STEELE: He can win. I regret that subtitle.
HANNITY: OK.
STEELE: It was an afterthought. And I don't argue that in the book. He can definitely win.
Well, if Shelby Steele says it, it must be true, right?
Well...witness one of Steele's theses, made clear and concise by a review of the book (my emphasis added):
Why we are excited: Obama is a talented, charismatic politician and living proof that whites have welcomed blacks into the mainstream. Why he can't win: He's still mired in an ideology of racial victimhood and separatism that Steele (White Guilt), a Hoover Institution fellow and, like Obama, the son of a black father and white mother, deplores in this stimulating, conservative critique. Obama's conflict over his mixed parentage and abandonment by his father, the author argues, engenders a need to prove his racial authenticity by accommodating a black identity politics that, while it energizes his African-American base, risks alienating white voters. Worse, as president Obama might reflexively support affirmative action and government initiatives to help African-Americans, instead of emphasizing the self-reliance, individual responsibility and avid assimilation that Steele contends are the only remedies for the black community's problems. The author's tendency to psychologize Obama's policy agenda sometimes overreaches.
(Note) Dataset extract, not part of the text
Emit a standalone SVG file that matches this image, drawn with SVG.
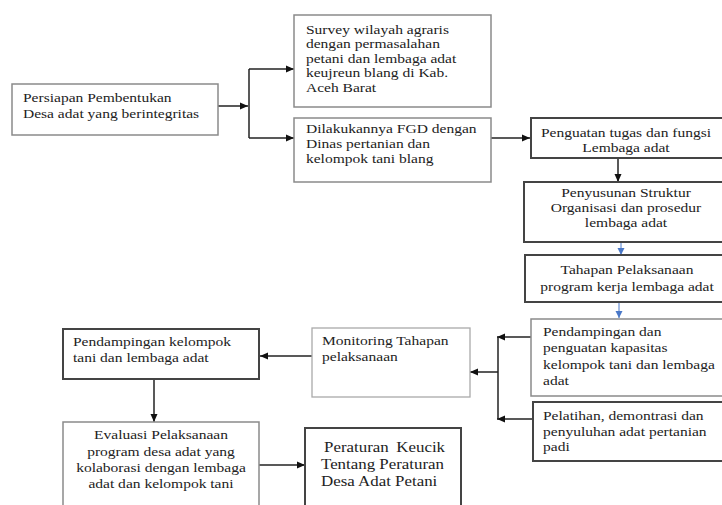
<svg xmlns="http://www.w3.org/2000/svg" width="722" height="505" viewBox="0 0 722 505">
<style>
text{font-family:"Liberation Serif","Times New Roman",serif;font-size:13.5px;fill:#222;}
.c{text-anchor:middle;}
.lg{font-size:15.5px;}
.b1{fill:#fff;stroke:#8a8a8a;stroke-width:1.5;}
.b2{fill:#fff;stroke:#444;stroke-width:2;}
.b3{fill:#fff;stroke:#aaa;stroke-width:1.3;}
.ln{fill:none;stroke:#222;stroke-width:1.5;}
.bl{fill:none;stroke:#4a78c8;stroke-width:1;}
</style>
<defs>
<marker id="ah" markerUnits="userSpaceOnUse" markerWidth="10" markerHeight="8" refX="8" refY="4" orient="auto">
<path d="M0,0.5 L8,4 L0,7.5 z" fill="#111"/>
</marker>
<marker id="ab" markerUnits="userSpaceOnUse" markerWidth="10" markerHeight="8" refX="7" refY="4" orient="auto">
<path d="M0,0.5 L7,4 L0,7.5 z" fill="#4a78c8"/>
</marker>
</defs>
<rect width="722" height="505" fill="#fff"/>

<g id="connectors">
<line class="ln" x1="218" y1="106" x2="248" y2="106" marker-end="url(#ah)"/>
<line class="ln" x1="249" y1="69" x2="249" y2="138"/>
<line class="ln" x1="249" y1="69" x2="294" y2="69" marker-end="url(#ah)"/>
<line class="ln" x1="249" y1="138" x2="294" y2="138" marker-end="url(#ah)"/>
<line class="ln" x1="491" y1="138" x2="530" y2="138" marker-end="url(#ah)"/>
<line class="ln" x1="618" y1="158" x2="618" y2="182" marker-end="url(#ah)"/>
<line class="bl" x1="621" y1="242" x2="621" y2="255" marker-end="url(#ab)"/>
<line class="bl" x1="619" y1="302" x2="619" y2="318" marker-end="url(#ab)"/>
<line class="ln" x1="531" y1="337" x2="497" y2="337" marker-end="url(#ah)"/>
<line class="ln" x1="533" y1="419" x2="497" y2="419" marker-end="url(#ah)"/>
<line class="ln" x1="498" y1="337" x2="498" y2="419"/>
<line class="ln" x1="498" y1="372" x2="470" y2="372" marker-end="url(#ah)"/>
<line class="ln" x1="312" y1="356" x2="260" y2="356" marker-end="url(#ah)"/>
<line class="ln" x1="154" y1="379" x2="154" y2="422" marker-end="url(#ah)"/>
<line class="ln" x1="259" y1="465" x2="305" y2="465" marker-end="url(#ah)"/>
</g>

<g id="n-persiapan">
<rect class="b1" x="12" y="84" width="206" height="51"/>
<g transform="matrix(1.15 0 0 1 -3.45 0)">
<text x="23" y="102">Persiapan Pembentukan</text>
<text x="23" y="118">Desa adat yang berintegritas</text>
</g>
</g>

<g id="n-survey">
<rect class="b1" x="294" y="15" width="197" height="92"/>
<g transform="matrix(1.15 0 0 1 -45.9 0)">
<text x="306" y="34">Survey wilayah agraris</text>
<text x="306" y="48.5">dengan permasalahan</text>
<text x="306" y="63">petani dan lembaga adat</text>
<text x="306" y="77.5">keujreun blang di Kab.</text>
<text x="306" y="92">Aceh Barat</text>
</g>
</g>

<g id="n-fgd">
<rect class="b1" x="294" y="118" width="197" height="64"/>
<g transform="matrix(1.15 0 0 1 -45.9 0)">
<text x="306" y="133">Dilakukannya FGD dengan</text>
<text x="306" y="148">Dinas pertanian dan</text>
<text x="306" y="163">kelompok tani blang</text>
</g>
</g>

<g id="n-penguatan">
<rect class="b2" x="531" y="118" width="200" height="40"/>
<g transform="matrix(1.15 0 0 1 -93.9 0)">
<text class="c" x="626" y="137">Penguatan tugas dan fungsi</text>
<text class="c" x="626" y="152">Lembaga adat</text>
</g>
</g>

<g id="n-penyusunan">
<rect class="b2" x="524" y="182" width="210" height="60"/>
<g transform="matrix(1.15 0 0 1 -93.9 0)">
<text class="c" x="626" y="197">Penyusunan Struktur</text>
<text class="c" x="626" y="212">Organisasi dan prosedur</text>
<text class="c" x="626" y="227">lembaga adat</text>
</g>
</g>

<g id="n-tahapan">
<rect class="b2" x="525" y="255" width="210" height="47"/>
<g transform="matrix(1.15 0 0 1 -94.05 0)">
<text class="c" x="627" y="274">Tahapan Pelaksanaan</text>
<text class="c" x="627" y="291">program kerja lembaga adat</text>
</g>
</g>

<g id="n-pendampingan-kapasitas">
<rect class="b1" x="531" y="319" width="200" height="77"/>
<g transform="matrix(1.15 0 0 1 -81.45 0)">
<text x="543" y="336">Pendampingan dan</text>
<text x="543" y="352.5">penguatan kapasitas</text>
<text x="543" y="369">kelompok tani dan lembaga</text>
<text x="543" y="385.5">adat</text>
</g>
</g>

<g id="n-pelatihan">
<rect class="b2" x="533" y="402" width="200" height="59"/>
<g transform="matrix(1.15 0 0 1 -81.45 0)">
<text x="543" y="420">Pelatihan, demontrasi dan</text>
<text x="543" y="436">penyuluhan adat pertanian</text>
<text x="543" y="451">padi</text>
</g>
</g>

<g id="n-monitoring">
<rect class="b3" x="312" y="328" width="158" height="69"/>
<g transform="matrix(1.15 0 0 1 -48.3 0)">
<text x="322" y="345">Monitoring Tahapan</text>
<text x="322" y="361">pelaksanaan</text>
</g>
</g>

<g id="n-pendampingan-kelompok">
<rect class="b2" x="63" y="329" width="196" height="50"/>
<g transform="matrix(1.15 0 0 1 -10.95 0)">
<text x="73" y="346">Pendampingan kelompok</text>
<text x="73" y="362">tani dan lembaga adat</text>
</g>
</g>

<g id="n-evaluasi">
<rect class="b1" x="63" y="422" width="196" height="95"/>
<g transform="matrix(1.15 0 0 1 -24.15 0)">
<text class="c" x="161" y="439">Evaluasi Pelaksanaan</text>
<text class="c" x="161" y="456">program desa adat yang</text>
<text class="c" x="161" y="472">kolaborasi dengan lembaga</text>
<text class="c" x="161" y="488">adat dan kelompok tani</text>
</g>
</g>

<g id="n-peraturan">
<rect class="b2" x="305" y="428" width="156" height="90"/>
<g transform="matrix(1.09 0 0 1 -28.89 0)">
<text class="lg" x="323.75" y="452">Peraturan</text>
<text class="lg" x="434.8" y="452" style="text-anchor:end">Keucik</text>
<text class="lg" x="321" y="469">Tentang Peraturan</text>
<text class="lg" x="321" y="486">Desa Adat Petani</text>
</g>
</g>
</svg>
Don't get it twisted; I believe Steele only "regrets" the title of his book for two reasons. First, the fact that Obama's now the nominee and is a favorite to win in November outs him as the hater that he has historically been, and makes him look rather silly. Second, he's actually gotten to know the guy he wrote a book about. I've been following Obama since his run for the U.S. Senate - I never heard him whisper a word about affirmative action or the African-American communities across this nation that implied he was somehow opposed to our self-reliance and individual responsibility. (I question the "avid assimilation" point solely on the basis of Obama being biracial growing up in Hawaii and Indonesia, thereby having no damned choice in the matter. Steele being biracial himself, I hoped that he might have taken that into account.) Obama's done nothing but promote that since he's been in the race, and has never portrayed himself as a victim - even when he could have justifiably done so.
So, in Shelby's eyes, now that he has a clue about who Obama is and realizes that making assumptions based on party affiliations is stoopid, he now "regrets" the book title.
Hey, I guess I should just be glad Steele's not making assumptions about all Blacks, eh? Whew.